Having recently purchased an iPod and begun the painstaking process of loading all of my music onto it, I've been rediscovering a lot of my favourite albums from days gone by. Music has always been important to me, and a great many nostalgic feelings are attached to the various soundtracks of my youth, but I've been somewhat surpised to find that a lot of the music I am most sentimental about is electronic. While most of my peers in the tattoo world seemed to have spent their teenage years drinking and going to punk or hardcore shows, I was more likely to be found at an outdoor doof party in the Adelaide hills, with bonfires and U.V. art, and teepees with weird dudes selling chai tea and space-cake. Unfashionable as it may be to admit, this underground rave culture and the characters I met within it shaped me a lot as a person,  in ways I am still only realising now. 

Some of the most profound moments of self discovery that I experienced occurred in the year I turned 16, which was also the year I attended my first outdoor doof party (and the year I made that awesome holographic, toy fur-trimmed purple number that I'm proudly displaying in this photo). I was living away from home with some slightly older teenage girls, and we were playing in a band together and making art and philosophising about things we didn't fully comprehend but really wanted to. We had lots of older friends who would lend us books like T.A.Z. and the Tibetan Book of the Dead, and it made me desperately want to be an adult so I could escape the ridiculousness of adolescence and experience life in ways I could then only imagine. So I guess it makes perfect sense that my favourite music from that year of my life would remain some of the most important and nostalgic for me as an adult.  

Above all others, the album that still wraps me up in a big soft blanket of wistful analogue happiness every time I hear it is Selected Ambient Works 85-92 by Aphex Twin. As you can see from the scan of my cd, I have loved it half to death over the past 13 years, and in fact for a very long time I would listen to this album every night while falling asleep, to the point where I couldn't sleep without it. To this day, it is still my go-to if I'm having a horrible time and need to induce feelings of childish happiness; for me, listening to this cd is akin to something like trepanation, but without the undoubtedly unpleasant drilling-a-hole-in-your-skull part.

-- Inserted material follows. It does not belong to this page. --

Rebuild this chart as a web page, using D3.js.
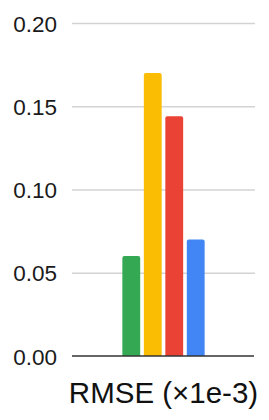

Along with other outstanding electronic artists of the same era, like Autechre, Future Sound of London, and Boards of Canada, who I also love dearly and may post about down the track, Aphex Twin and his many aliases bring an emotive, human element to a genre of music often dismissed by non-believers as cold and mechanical. If you listen to the clip below of Ageispolis, probably my favourite track on Selected Ambient Works, I think you'll agree that cold and mechanical are the last words that spring to mind. Enjoy. 

2 comments:

Fiona said...

You know, I think we own that album. I'm going to dig it out if we do, because I'm only now discovering my love of electronica - Chris used to listen to the stuff devotedly when we started going out ten years ago, but I was still painfully mainstream back then and mostly ignored it, to the point where I didn't go to gigs that he went to and now I hate my stupid 18-year-old self for being a piker. Now I'm buying it up and he's mellowing out, but luckily we meet in the middle a lot of the time now.

I was in Polyester Books on the weekend and realised they have an entire shelf on shamanism. A shelf! I'm sure you know that but I told myself I had to remind you anyway.

Amy Duncan said...

hey, better late than never I say! I'm always realising several years too late that music that I swore was awful at the time is actually really good. I've been doing that recently with some of shaun's favourite bands...but you know, it's always best to discover these things in your own time. you'll have to let me know what you think of this album. and thanks for the tip on polyester, I have indeed bought a few things off that shelf!